Short exercise:
Transcribe every entry word for word, leaving out all images.

(Stored records)
══════

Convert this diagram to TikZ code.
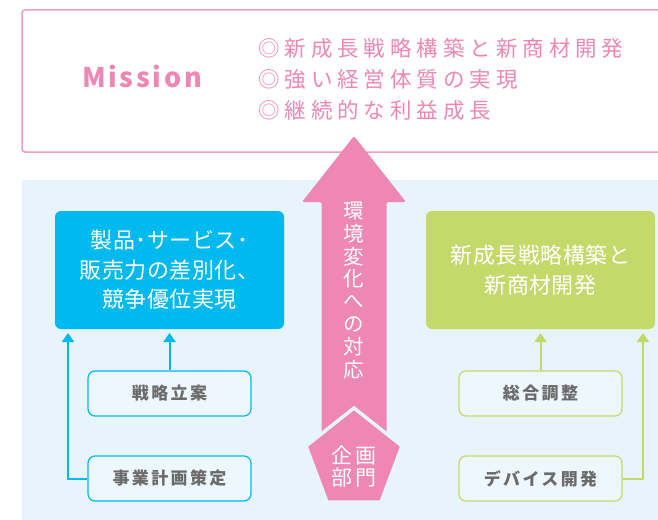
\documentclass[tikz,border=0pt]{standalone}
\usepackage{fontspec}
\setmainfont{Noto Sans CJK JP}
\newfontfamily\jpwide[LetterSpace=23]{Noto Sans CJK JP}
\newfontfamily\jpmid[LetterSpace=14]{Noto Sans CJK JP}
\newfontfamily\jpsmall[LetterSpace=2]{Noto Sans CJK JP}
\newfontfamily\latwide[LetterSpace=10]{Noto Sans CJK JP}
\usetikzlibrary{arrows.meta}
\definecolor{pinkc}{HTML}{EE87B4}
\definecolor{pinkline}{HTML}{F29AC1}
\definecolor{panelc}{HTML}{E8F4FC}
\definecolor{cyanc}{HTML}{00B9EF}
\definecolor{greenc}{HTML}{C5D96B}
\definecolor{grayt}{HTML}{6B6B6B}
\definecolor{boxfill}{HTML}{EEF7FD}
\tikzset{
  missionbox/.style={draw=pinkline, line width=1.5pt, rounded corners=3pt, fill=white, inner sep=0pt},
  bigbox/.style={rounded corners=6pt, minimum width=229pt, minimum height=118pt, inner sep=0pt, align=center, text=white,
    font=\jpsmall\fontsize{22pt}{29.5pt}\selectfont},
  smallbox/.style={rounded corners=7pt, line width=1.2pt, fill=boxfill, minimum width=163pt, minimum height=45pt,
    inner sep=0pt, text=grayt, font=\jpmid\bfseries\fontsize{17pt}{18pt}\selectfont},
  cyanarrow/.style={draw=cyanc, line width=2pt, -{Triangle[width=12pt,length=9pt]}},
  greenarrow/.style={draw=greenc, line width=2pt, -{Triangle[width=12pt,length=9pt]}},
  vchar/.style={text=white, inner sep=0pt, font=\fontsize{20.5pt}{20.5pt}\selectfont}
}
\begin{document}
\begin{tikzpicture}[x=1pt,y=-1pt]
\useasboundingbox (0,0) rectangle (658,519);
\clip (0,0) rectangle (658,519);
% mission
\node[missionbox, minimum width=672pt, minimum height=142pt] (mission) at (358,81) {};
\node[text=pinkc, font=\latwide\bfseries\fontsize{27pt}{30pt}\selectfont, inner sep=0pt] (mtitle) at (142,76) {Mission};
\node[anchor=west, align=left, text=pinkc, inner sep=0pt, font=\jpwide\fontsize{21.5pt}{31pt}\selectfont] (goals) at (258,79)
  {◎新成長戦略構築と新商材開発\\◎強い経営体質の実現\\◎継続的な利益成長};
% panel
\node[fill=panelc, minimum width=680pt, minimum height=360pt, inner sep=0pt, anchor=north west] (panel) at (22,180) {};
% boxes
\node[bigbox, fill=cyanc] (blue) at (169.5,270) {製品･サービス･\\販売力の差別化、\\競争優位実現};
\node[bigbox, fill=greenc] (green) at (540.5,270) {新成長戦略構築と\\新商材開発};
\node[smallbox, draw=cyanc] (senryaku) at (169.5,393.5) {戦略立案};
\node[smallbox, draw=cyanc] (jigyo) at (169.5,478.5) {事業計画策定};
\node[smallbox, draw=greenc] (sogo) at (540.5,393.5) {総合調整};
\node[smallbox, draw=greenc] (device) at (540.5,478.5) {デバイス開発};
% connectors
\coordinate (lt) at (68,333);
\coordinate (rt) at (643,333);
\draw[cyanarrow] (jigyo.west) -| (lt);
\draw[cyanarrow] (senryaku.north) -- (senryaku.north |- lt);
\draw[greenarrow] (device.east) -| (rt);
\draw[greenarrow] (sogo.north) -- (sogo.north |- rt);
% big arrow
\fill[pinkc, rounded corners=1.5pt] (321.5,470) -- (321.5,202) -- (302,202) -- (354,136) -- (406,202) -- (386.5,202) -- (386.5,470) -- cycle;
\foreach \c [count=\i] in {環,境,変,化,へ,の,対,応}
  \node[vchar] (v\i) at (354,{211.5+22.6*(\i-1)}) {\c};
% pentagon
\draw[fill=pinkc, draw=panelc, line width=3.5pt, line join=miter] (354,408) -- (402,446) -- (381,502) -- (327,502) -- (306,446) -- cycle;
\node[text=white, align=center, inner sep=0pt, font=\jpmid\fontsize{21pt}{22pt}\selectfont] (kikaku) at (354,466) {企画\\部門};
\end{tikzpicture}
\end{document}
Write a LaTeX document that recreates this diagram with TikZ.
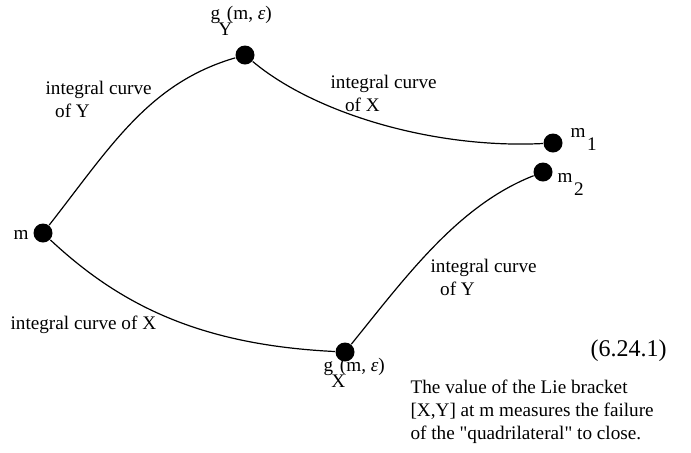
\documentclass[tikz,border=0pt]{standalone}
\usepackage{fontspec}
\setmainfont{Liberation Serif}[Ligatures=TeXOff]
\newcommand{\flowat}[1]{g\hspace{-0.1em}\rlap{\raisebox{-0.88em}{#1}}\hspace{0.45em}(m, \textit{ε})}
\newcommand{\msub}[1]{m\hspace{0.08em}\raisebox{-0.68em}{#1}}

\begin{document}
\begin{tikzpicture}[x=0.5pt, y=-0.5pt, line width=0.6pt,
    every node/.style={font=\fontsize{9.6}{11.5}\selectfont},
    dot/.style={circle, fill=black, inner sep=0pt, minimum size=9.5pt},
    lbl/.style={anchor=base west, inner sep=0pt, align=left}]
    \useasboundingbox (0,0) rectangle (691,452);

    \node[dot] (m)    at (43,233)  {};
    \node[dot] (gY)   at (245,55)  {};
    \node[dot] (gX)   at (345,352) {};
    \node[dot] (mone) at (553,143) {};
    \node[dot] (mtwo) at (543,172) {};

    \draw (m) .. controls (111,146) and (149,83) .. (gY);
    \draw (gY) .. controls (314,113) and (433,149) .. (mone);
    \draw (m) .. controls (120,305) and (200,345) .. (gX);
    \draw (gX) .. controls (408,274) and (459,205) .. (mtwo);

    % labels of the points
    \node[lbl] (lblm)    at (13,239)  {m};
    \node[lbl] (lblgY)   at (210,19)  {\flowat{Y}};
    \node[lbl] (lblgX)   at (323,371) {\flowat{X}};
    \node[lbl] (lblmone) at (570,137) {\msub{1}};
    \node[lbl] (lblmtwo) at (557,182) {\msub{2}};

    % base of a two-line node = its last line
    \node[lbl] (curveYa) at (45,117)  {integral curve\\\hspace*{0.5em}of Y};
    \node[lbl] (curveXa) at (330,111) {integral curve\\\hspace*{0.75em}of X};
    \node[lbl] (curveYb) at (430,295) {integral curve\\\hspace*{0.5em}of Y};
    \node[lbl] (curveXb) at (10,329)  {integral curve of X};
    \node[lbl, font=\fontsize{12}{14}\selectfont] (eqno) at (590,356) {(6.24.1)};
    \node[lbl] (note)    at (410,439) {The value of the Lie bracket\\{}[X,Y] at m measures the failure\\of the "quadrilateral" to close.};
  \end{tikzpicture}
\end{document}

══════

Output for this task:
Convert this diagram to TikZ code.
\documentclass[tikz,border=0pt]{standalone}
\usepackage{fontspec}
\setmainfont{Noto Sans CJK JP}
\newfontfamily\jpwide[LetterSpace=23]{Noto Sans CJK JP}
\newfontfamily\jpmid[LetterSpace=14]{Noto Sans CJK JP}
\newfontfamily\jpsmall[LetterSpace=2]{Noto Sans CJK JP}
\newfontfamily\latwide[LetterSpace=10]{Noto Sans CJK JP}
\usetikzlibrary{arrows.meta}
\definecolor{pinkc}{HTML}{EE87B4}
\definecolor{pinkline}{HTML}{F29AC1}
\definecolor{panelc}{HTML}{E8F4FC}
\definecolor{cyanc}{HTML}{00B9EF}
\definecolor{greenc}{HTML}{C5D96B}
\definecolor{grayt}{HTML}{6B6B6B}
\definecolor{boxfill}{HTML}{EEF7FD}
\tikzset{
  missionbox/.style={draw=pinkline, line width=1.5pt, rounded corners=3pt, fill=white, inner sep=0pt},
  bigbox/.style={rounded corners=6pt, minimum width=229pt, minimum height=118pt, inner sep=0pt, align=center, text=white,
    font=\jpsmall\fontsize{22pt}{29.5pt}\selectfont},
  smallbox/.style={rounded corners=7pt, line width=1.2pt, fill=boxfill, minimum width=163pt, minimum height=45pt,
    inner sep=0pt, text=grayt, font=\jpmid\bfseries\fontsize{17pt}{18pt}\selectfont},
  cyanarrow/.style={draw=cyanc, line width=2pt, -{Triangle[width=12pt,length=9pt]}},
  greenarrow/.style={draw=greenc, line width=2pt, -{Triangle[width=12pt,length=9pt]}},
  vchar/.style={text=white, inner sep=0pt, font=\fontsize{20.5pt}{20.5pt}\selectfont}
}
\begin{document}
\begin{tikzpicture}[x=1pt,y=-1pt]
\useasboundingbox (0,0) rectangle (658,519);
\clip (0,0) rectangle (658,519);
% mission
\node[missionbox, minimum width=672pt, minimum height=142pt] (mission) at (358,81) {};
\node[text=pinkc, font=\latwide\bfseries\fontsize{27pt}{30pt}\selectfont, inner sep=0pt] (mtitle) at (142,76) {Mission};
\node[anchor=west, align=left, text=pinkc, inner sep=0pt, font=\jpwide\fontsize{21.5pt}{31pt}\selectfont] (goals) at (258,79)
  {◎新成長戦略構築と新商材開発\\◎強い経営体質の実現\\◎継続的な利益成長};
% panel
\node[fill=panelc, minimum width=680pt, minimum height=360pt, inner sep=0pt, anchor=north west] (panel) at (22,180) {};
% boxes
\node[bigbox, fill=cyanc] (blue) at (169.5,270) {製品･サービス･\\販売力の差別化、\\競争優位実現};
\node[bigbox, fill=greenc] (green) at (540.5,270) {新成長戦略構築と\\新商材開発};
\node[smallbox, draw=cyanc] (senryaku) at (169.5,393.5) {戦略立案};
\node[smallbox, draw=cyanc] (jigyo) at (169.5,478.5) {事業計画策定};
\node[smallbox, draw=greenc] (sogo) at (540.5,393.5) {総合調整};
\node[smallbox, draw=greenc] (device) at (540.5,478.5) {デバイス開発};
% connectors
\coordinate (lt) at (68,333);
\coordinate (rt) at (643,333);
\draw[cyanarrow] (jigyo.west) -| (lt);
\draw[cyanarrow] (senryaku.north) -- (senryaku.north |- lt);
\draw[greenarrow] (device.east) -| (rt);
\draw[greenarrow] (sogo.north) -- (sogo.north |- rt);
% big arrow
\fill[pinkc, rounded corners=1.5pt] (321.5,470) -- (321.5,202) -- (302,202) -- (354,136) -- (406,202) -- (386.5,202) -- (386.5,470) -- cycle;
\foreach \c [count=\i] in {環,境,変,化,へ,の,対,応}
  \node[vchar] (v\i) at (354,{211.5+22.6*(\i-1)}) {\c};
% pentagon
\draw[fill=pinkc, draw=panelc, line width=3.5pt, line join=miter] (354,408) -- (402,446) -- (381,502) -- (327,502) -- (306,446) -- cycle;
\node[text=white, align=center, inner sep=0pt, font=\jpmid\fontsize{21pt}{22pt}\selectfont] (kikaku) at (354,466) {企画\\部門};
\end{tikzpicture}
\end{document}
Write a LaTeX document that recreates this diagram with TikZ.
\documentclass[tikz,border=0pt]{standalone}
\usepackage{fontspec}
\setmainfont{Liberation Serif}[Ligatures=TeXOff]
\newcommand{\flowat}[1]{g\hspace{-0.1em}\rlap{\raisebox{-0.88em}{#1}}\hspace{0.45em}(m, \textit{ε})}
\newcommand{\msub}[1]{m\hspace{0.08em}\raisebox{-0.68em}{#1}}

\begin{document}
\begin{tikzpicture}[x=0.5pt, y=-0.5pt, line width=0.6pt,
    every node/.style={font=\fontsize{9.6}{11.5}\selectfont},
    dot/.style={circle, fill=black, inner sep=0pt, minimum size=9.5pt},
    lbl/.style={anchor=base west, inner sep=0pt, align=left}]
    \useasboundingbox (0,0) rectangle (691,452);

    \node[dot] (m)    at (43,233)  {};
    \node[dot] (gY)   at (245,55)  {};
    \node[dot] (gX)   at (345,352) {};
    \node[dot] (mone) at (553,143) {};
    \node[dot] (mtwo) at (543,172) {};

    \draw (m) .. controls (111,146) and (149,83) .. (gY);
    \draw (gY) .. controls (314,113) and (433,149) .. (mone);
    \draw (m) .. controls (120,305) and (200,345) .. (gX);
    \draw (gX) .. controls (408,274) and (459,205) .. (mtwo);

    % labels of the points
    \node[lbl] (lblm)    at (13,239)  {m};
    \node[lbl] (lblgY)   at (210,19)  {\flowat{Y}};
    \node[lbl] (lblgX)   at (323,371) {\flowat{X}};
    \node[lbl] (lblmone) at (570,137) {\msub{1}};
    \node[lbl] (lblmtwo) at (557,182) {\msub{2}};

    % base of a two-line node = its last line
    \node[lbl] (curveYa) at (45,117)  {integral curve\\\hspace*{0.5em}of Y};
    \node[lbl] (curveXa) at (330,111) {integral curve\\\hspace*{0.75em}of X};
    \node[lbl] (curveYb) at (430,295) {integral curve\\\hspace*{0.5em}of Y};
    \node[lbl] (curveXb) at (10,329)  {integral curve of X};
    \node[lbl, font=\fontsize{12}{14}\selectfont] (eqno) at (590,356) {(6.24.1)};
    \node[lbl] (note)    at (410,439) {The value of the Lie bracket\\{}[X,Y] at m measures the failure\\of the "quadrilateral" to close.};
  \end{tikzpicture}
\end{document}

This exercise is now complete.